* **SHORT EXERCISE**
Skip pictures; extract every line from the one with "Write a Python" through the one with "0.45, 0.55, 1.0]", exactly as written.

* **DATA LINES**
————
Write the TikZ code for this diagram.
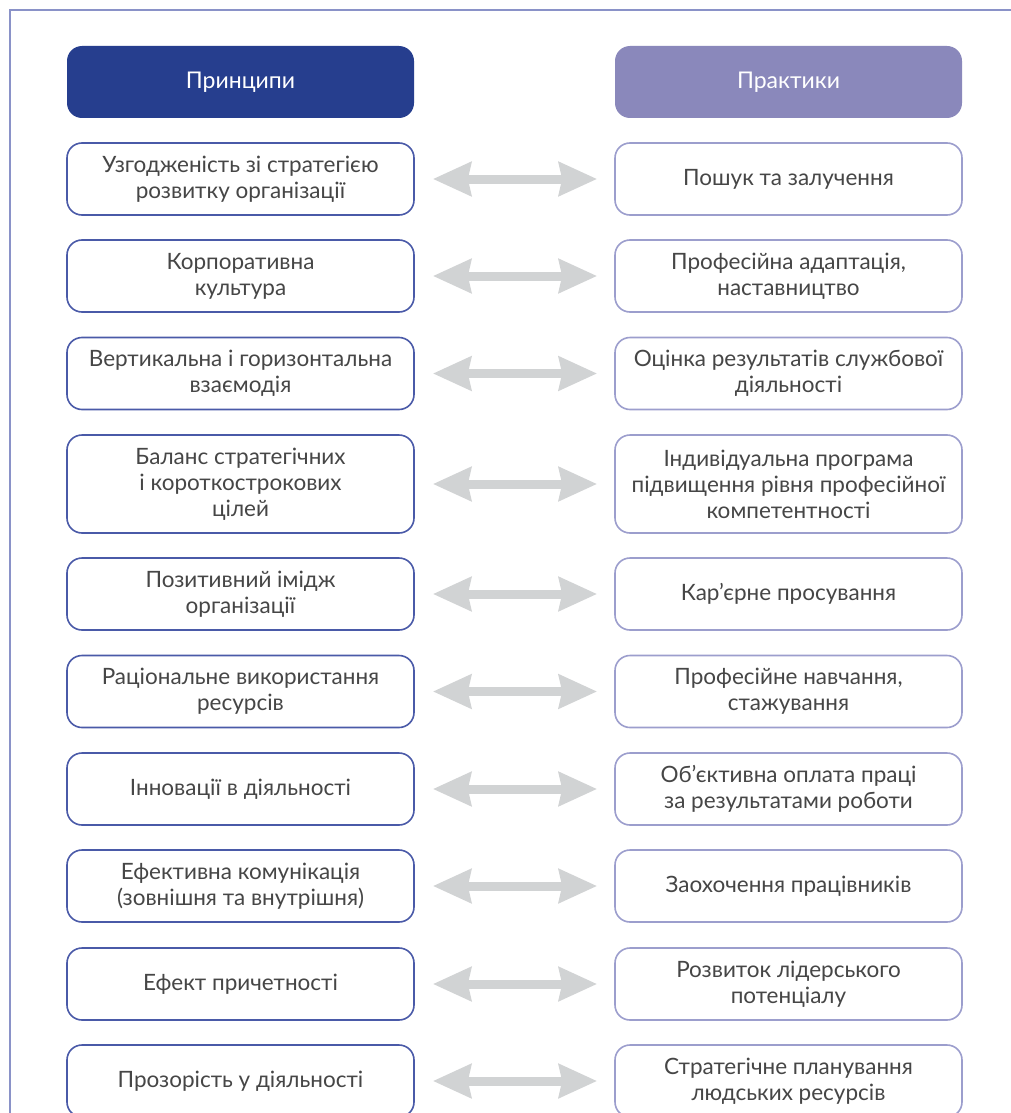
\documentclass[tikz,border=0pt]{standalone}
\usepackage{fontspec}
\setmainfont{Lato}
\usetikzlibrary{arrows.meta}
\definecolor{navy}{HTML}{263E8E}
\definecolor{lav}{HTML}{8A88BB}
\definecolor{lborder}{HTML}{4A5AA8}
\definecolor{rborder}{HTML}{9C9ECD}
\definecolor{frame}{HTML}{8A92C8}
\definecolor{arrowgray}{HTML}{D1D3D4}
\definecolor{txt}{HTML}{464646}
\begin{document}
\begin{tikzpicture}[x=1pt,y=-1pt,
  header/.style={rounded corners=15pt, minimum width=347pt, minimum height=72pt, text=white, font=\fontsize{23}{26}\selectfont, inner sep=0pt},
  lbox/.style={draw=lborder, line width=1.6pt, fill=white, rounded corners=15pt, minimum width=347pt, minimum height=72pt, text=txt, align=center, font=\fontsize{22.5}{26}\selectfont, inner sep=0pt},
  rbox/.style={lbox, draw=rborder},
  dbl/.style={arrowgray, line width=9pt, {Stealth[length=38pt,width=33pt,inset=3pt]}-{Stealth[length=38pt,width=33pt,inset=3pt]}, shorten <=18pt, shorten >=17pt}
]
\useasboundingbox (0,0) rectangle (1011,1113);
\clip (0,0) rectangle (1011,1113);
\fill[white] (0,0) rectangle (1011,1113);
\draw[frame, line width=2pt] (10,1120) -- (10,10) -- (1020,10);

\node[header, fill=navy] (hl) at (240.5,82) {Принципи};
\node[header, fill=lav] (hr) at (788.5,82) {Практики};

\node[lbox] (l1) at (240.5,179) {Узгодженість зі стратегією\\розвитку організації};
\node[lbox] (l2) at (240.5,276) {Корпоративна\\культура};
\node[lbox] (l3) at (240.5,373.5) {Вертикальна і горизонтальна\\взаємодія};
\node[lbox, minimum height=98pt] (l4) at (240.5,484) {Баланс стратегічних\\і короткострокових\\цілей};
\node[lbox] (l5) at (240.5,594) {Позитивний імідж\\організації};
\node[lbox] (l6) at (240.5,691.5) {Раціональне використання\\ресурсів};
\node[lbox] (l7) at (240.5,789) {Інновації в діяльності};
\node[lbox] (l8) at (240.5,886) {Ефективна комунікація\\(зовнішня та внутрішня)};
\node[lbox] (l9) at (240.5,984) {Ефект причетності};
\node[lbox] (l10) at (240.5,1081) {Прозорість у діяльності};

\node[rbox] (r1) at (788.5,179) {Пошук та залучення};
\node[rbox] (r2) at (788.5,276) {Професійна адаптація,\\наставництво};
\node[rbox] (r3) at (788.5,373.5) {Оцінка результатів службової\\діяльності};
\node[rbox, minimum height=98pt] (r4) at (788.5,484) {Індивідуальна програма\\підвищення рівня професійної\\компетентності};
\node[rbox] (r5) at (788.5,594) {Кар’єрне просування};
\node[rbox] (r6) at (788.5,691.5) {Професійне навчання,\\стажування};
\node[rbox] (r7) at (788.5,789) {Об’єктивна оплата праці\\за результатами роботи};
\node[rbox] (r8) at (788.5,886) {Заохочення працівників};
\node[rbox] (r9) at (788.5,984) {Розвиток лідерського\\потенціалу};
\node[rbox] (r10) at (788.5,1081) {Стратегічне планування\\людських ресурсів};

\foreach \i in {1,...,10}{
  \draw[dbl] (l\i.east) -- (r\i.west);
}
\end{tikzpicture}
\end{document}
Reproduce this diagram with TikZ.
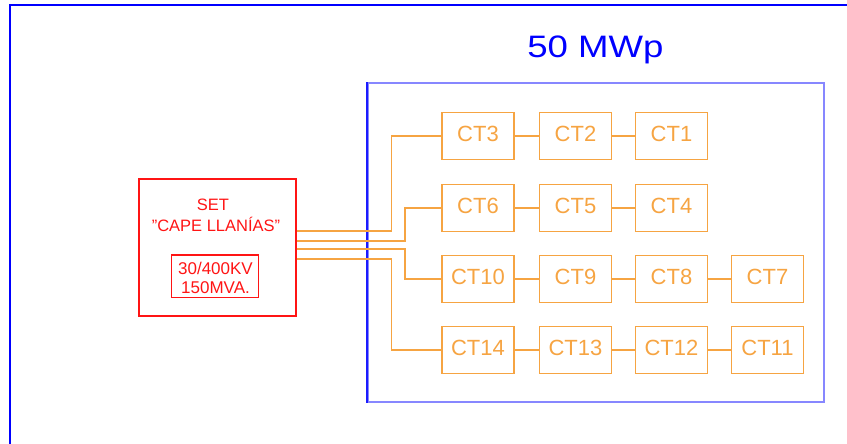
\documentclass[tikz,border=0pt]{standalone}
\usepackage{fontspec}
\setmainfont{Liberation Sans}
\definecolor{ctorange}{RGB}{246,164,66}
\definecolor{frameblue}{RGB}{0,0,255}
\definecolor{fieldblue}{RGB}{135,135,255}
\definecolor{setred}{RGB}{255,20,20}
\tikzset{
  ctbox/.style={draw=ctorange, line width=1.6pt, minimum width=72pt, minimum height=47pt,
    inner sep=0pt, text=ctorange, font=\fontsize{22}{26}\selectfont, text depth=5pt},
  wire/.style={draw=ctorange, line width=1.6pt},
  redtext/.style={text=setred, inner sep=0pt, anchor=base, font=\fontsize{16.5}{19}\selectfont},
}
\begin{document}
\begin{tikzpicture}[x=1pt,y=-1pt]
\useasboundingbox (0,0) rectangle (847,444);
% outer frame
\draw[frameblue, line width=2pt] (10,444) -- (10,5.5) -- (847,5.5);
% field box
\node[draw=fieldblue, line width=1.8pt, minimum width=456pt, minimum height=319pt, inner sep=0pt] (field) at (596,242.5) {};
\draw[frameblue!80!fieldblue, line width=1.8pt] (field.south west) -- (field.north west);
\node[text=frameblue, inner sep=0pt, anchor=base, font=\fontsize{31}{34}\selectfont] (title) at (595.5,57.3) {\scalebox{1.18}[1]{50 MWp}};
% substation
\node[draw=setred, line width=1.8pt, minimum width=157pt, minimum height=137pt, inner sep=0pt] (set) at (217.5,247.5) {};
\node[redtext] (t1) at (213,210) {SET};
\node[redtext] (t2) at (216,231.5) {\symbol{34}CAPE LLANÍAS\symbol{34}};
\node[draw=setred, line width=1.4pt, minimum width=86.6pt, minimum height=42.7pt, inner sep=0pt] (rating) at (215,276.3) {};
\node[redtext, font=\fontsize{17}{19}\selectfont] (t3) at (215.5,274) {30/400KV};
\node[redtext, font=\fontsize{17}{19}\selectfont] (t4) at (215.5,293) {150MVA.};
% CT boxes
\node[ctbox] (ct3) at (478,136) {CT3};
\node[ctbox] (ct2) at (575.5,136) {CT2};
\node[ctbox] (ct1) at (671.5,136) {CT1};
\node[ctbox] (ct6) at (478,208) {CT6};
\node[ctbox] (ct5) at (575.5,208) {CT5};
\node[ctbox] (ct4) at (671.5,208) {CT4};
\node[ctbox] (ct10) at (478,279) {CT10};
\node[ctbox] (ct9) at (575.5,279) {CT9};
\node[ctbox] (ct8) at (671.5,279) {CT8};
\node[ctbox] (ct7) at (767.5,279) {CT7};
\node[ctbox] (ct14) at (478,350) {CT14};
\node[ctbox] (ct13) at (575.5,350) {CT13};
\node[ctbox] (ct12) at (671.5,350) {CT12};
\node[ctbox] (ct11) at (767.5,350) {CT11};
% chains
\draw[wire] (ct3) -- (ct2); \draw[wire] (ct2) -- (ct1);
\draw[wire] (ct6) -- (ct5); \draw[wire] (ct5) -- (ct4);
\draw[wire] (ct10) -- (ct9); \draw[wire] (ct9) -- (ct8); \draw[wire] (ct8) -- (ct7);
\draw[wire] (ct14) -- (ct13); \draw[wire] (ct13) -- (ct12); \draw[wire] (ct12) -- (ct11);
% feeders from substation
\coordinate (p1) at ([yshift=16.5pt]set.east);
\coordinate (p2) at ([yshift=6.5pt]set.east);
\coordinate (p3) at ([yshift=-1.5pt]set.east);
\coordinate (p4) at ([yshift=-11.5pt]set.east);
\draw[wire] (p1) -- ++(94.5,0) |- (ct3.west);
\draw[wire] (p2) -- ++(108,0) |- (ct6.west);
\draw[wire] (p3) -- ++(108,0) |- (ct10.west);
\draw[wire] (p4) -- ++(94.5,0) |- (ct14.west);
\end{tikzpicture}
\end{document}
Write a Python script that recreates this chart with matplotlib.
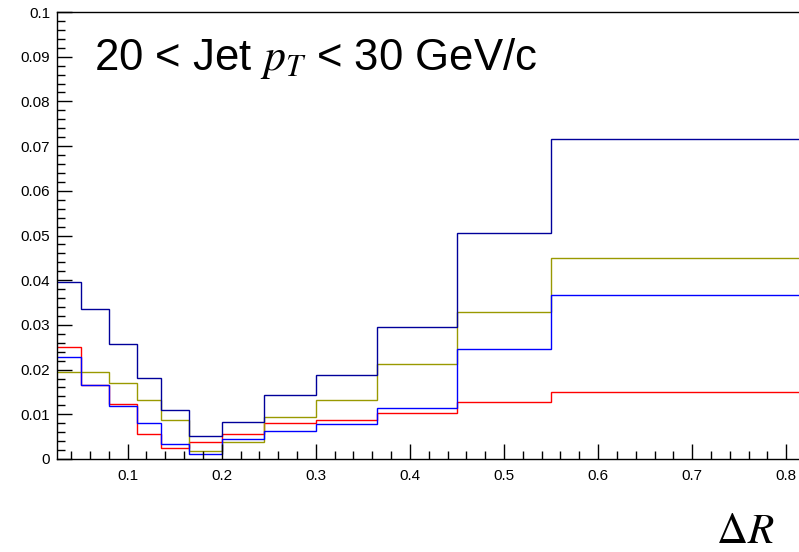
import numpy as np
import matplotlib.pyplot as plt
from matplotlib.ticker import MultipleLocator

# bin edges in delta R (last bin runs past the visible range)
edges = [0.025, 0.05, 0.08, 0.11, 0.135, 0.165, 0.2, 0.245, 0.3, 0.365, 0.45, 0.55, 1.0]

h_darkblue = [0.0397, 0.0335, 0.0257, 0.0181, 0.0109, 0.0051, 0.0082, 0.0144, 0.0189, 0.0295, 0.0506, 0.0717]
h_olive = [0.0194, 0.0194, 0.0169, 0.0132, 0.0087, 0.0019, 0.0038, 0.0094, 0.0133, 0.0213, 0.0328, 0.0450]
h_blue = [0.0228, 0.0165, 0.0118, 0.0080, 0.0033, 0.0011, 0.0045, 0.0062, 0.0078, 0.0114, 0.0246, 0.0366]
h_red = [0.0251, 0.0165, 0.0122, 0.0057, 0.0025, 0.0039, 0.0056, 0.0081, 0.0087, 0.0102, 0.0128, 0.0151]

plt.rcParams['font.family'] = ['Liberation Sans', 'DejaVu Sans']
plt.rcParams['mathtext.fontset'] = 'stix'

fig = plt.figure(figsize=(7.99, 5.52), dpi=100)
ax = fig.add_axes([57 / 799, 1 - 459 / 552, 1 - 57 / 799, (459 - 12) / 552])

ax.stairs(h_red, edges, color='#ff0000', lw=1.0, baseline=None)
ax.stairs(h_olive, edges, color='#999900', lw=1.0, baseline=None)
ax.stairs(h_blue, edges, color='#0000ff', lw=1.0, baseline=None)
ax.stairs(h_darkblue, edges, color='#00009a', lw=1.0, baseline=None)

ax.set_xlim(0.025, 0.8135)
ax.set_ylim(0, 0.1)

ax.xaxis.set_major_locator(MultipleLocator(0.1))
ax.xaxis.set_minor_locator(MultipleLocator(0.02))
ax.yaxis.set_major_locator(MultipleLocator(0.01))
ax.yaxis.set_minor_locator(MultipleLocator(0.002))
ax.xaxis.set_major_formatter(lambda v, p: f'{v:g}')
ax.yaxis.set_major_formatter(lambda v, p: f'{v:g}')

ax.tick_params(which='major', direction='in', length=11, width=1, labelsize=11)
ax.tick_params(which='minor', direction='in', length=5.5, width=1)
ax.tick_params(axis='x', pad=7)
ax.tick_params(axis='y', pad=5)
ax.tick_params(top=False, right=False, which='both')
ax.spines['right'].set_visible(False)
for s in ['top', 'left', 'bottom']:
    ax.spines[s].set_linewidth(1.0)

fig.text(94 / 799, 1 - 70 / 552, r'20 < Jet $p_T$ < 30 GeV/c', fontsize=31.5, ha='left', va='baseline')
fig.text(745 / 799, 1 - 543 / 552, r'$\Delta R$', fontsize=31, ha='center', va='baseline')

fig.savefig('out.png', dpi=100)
————
* **TASK ANSWER**
Write a Python script that recreates this chart with matplotlib.
import numpy as np
import matplotlib.pyplot as plt
from matplotlib.ticker import MultipleLocator

# bin edges in delta R (last bin runs past the visible range)
edges = [0.025, 0.05, 0.08, 0.11, 0.135, 0.165, 0.2, 0.245, 0.3, 0.365, 0.45, 0.55, 1.0]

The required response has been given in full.